According to the JBDC, “In keeping with the gastronomy focus of the historic Devon House, Things Jamaican has once again reinvented itself by transforming this location into the country's first authentic Jamaican speciality food store.” And, on the evening of August 22, the new Things Jamaican officially opened.

The event, held on the East Lawn of Devon House, was attended by government officials, businesspeople, foreign dignitaries, supporters of “Made in Jamaica” and the conceptualiser of Things Jamaican and former Prime Minister of Jamaica Edward Seaga. The event began with a stellar performance by “modern-day mento band” Rhumbakah. Comprised of talented young men from St Catherine's Charlemont High School, Rhumbakah (a portmanteau of the genre's requisite rhumba box and Jamaica) have a unique sound that got all in attendance head-dipping and shoulder-shimmying in their seats.

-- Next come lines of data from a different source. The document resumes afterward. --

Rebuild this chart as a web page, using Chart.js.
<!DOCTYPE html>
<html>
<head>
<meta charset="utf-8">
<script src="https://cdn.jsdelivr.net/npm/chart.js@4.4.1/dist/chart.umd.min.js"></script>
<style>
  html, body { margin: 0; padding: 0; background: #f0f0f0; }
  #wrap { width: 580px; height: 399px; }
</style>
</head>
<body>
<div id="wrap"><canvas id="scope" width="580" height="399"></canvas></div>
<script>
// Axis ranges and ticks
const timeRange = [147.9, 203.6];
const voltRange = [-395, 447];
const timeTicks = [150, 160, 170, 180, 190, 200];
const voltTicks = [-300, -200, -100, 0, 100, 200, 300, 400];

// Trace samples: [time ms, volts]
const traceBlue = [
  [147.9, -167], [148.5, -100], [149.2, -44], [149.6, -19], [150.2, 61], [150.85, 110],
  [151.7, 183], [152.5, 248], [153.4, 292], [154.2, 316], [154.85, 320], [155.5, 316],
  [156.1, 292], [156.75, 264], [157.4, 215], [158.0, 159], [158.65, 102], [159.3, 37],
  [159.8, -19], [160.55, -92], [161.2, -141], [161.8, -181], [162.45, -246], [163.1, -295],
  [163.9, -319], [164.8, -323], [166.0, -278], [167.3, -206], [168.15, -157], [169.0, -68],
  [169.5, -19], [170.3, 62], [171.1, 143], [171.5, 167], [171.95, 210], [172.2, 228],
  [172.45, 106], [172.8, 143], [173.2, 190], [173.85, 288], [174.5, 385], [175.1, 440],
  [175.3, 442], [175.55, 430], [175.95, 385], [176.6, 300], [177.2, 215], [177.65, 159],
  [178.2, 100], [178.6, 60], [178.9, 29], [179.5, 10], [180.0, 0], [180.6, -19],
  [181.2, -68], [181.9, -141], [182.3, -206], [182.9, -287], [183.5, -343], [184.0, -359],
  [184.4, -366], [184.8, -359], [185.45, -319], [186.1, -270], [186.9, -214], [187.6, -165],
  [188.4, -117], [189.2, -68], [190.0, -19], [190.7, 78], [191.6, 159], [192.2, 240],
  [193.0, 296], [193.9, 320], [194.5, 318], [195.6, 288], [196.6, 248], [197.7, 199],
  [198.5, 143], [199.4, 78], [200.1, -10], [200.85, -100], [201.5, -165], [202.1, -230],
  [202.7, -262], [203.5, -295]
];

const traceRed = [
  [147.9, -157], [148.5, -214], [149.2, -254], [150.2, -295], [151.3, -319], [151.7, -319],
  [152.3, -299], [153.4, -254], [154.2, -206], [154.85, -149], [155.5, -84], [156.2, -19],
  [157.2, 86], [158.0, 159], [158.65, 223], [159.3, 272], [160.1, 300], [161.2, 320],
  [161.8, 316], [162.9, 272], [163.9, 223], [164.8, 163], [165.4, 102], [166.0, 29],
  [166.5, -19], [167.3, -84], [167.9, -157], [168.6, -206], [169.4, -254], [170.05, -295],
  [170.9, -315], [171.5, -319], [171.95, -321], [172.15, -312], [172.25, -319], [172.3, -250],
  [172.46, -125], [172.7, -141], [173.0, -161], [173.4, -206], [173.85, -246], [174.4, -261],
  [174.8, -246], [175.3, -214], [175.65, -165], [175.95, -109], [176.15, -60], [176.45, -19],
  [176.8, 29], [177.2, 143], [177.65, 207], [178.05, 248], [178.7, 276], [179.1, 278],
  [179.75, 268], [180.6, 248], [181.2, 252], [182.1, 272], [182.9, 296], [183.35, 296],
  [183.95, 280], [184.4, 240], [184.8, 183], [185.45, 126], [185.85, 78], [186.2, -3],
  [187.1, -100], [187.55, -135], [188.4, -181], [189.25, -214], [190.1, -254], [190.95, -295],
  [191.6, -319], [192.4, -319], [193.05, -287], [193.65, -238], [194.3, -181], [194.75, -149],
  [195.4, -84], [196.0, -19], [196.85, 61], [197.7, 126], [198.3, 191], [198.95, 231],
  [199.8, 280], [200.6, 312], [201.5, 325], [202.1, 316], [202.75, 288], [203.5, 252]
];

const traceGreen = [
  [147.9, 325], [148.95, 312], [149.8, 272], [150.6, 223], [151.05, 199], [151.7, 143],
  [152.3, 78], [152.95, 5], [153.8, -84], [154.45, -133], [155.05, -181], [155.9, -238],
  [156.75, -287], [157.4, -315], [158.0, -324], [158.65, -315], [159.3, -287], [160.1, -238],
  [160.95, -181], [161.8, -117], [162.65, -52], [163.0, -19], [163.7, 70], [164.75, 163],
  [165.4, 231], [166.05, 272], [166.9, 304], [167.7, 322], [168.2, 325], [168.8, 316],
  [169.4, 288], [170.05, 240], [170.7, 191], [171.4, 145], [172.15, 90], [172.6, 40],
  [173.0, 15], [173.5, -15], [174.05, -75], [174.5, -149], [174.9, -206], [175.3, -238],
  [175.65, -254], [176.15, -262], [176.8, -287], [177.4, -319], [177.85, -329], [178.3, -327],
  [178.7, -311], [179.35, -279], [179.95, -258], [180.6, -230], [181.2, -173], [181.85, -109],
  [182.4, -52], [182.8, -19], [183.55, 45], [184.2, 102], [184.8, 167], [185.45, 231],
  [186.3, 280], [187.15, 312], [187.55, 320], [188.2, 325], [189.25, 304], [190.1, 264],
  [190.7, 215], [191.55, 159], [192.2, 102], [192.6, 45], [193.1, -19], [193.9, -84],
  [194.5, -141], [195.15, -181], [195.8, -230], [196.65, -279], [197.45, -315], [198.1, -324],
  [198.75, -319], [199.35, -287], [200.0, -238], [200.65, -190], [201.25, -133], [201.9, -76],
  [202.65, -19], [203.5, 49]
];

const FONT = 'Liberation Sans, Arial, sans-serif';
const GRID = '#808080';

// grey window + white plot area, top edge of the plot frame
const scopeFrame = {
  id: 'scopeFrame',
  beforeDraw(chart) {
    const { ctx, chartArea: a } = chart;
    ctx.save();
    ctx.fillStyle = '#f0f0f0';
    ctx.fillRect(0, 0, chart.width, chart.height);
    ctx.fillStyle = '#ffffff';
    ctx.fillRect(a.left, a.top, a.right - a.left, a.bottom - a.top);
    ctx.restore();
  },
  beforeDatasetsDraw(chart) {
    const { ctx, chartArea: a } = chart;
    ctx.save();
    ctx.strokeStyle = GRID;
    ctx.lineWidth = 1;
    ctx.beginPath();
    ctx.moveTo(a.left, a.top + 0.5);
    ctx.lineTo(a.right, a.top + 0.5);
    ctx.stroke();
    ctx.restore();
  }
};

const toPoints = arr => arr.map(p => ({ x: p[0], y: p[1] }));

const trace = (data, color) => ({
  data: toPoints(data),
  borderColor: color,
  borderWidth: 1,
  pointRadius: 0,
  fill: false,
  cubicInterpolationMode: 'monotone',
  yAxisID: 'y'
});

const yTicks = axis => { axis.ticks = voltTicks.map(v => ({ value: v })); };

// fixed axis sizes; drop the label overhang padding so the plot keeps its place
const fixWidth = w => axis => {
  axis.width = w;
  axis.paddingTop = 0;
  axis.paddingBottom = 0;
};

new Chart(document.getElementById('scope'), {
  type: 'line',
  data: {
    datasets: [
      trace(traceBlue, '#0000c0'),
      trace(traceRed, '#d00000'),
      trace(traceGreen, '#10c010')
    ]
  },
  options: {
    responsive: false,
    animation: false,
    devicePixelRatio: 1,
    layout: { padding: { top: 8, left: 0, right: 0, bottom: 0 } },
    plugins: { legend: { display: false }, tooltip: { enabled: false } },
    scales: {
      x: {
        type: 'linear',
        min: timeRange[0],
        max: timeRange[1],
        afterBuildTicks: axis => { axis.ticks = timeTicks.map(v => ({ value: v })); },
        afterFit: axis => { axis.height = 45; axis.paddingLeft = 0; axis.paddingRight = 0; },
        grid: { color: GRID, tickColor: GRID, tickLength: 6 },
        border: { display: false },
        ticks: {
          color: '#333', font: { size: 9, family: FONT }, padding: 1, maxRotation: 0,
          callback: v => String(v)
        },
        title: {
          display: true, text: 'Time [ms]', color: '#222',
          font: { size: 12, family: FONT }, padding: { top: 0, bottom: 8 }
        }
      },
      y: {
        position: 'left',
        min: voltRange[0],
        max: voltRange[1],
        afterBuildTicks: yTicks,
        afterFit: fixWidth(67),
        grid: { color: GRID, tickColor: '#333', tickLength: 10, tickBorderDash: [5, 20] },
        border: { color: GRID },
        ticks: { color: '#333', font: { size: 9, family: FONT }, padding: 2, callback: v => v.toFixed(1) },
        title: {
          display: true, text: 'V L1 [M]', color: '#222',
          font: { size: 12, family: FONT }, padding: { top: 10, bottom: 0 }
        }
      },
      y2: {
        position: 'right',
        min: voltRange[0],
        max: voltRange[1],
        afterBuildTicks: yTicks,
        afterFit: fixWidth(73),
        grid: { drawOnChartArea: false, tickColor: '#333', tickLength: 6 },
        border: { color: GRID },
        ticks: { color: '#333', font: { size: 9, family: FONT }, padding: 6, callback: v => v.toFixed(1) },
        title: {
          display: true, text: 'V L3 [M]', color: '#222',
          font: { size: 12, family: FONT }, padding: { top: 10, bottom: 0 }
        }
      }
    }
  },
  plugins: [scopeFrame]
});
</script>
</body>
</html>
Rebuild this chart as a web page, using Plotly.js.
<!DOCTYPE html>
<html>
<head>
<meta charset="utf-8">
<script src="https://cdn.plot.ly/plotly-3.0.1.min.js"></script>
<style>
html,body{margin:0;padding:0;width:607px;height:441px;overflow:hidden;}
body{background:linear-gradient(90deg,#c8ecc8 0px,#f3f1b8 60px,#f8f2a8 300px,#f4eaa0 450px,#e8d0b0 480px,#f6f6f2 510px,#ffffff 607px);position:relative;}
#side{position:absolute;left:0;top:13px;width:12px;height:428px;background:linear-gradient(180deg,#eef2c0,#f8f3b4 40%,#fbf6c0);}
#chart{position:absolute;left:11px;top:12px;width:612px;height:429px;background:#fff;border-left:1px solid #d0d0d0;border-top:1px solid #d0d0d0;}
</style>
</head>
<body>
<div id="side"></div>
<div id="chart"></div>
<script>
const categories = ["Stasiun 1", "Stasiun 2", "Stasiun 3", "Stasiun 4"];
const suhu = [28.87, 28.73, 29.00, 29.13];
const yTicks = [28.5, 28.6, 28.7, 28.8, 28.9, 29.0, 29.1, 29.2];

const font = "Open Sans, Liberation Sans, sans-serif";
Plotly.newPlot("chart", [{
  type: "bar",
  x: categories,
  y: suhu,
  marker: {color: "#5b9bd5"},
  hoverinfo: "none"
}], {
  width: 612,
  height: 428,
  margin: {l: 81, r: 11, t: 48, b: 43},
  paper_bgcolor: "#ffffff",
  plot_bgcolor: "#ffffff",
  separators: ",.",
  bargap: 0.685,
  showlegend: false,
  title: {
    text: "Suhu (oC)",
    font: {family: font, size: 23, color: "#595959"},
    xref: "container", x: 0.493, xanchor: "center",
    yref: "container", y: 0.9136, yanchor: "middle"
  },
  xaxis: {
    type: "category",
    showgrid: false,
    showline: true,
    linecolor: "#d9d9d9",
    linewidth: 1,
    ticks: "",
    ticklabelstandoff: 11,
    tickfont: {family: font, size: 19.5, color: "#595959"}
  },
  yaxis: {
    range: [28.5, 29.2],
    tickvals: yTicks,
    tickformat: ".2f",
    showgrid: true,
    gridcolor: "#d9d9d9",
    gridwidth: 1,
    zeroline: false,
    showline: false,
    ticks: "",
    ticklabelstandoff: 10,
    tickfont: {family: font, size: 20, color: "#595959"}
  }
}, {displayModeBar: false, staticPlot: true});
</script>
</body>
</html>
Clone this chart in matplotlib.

Valerie Veira and Harold Davis, JBDC chief executive officer and deputy chief executive officer, respectively, spoke about the importance of supporting brand Jamaica. Each Things Jamaican product goes through rigorous testing and meets global standards. These items are ready for sale on the global market not, as Veria put it, “just in a parish in Jamaica”.

In his address, Audley Shaw, minister of industry, commerce, agriculture and fisheries, was passionate about protecting and investing in the “Made in Jamaica” brand. He mentioned that at one of the island's international airports, one is hard pressed to find souvenirs made in Jamaica and he plans to put them “on notice”. The minister was shocked at how many become inured to those capitalising on Jamaican culture and praised Things Jamaican for being purveyors of 100% authentically Jamaican products.

The new shop is anchored by a stunning array of locally made condiments, sweets, liqueurs, spices and pantry staples. The shop's own line, Jamaica Harvest, includes a variety of gluten-free flours, granola and bars made from, among other things local fruits and tubers, breadfruit, plantain, sweet potato, banana and cassava. The store is rounded out by a bricolage of items from the brand's seven other main product categories — aromatherapy, entertainment, fashion, accessories, home, packages and souvenirs.

According to JBDC deputy chief executive officer Harold Davis, “Things Jamaican was initially founded to promote the craft sector through research, design and marketing of high-quality Jamaican handmade products.” Fifty-five years later, Friday Social gives kudos for staying true to its core message, as well as inspiring pride in world-class products that are 100% authentically Jamaican.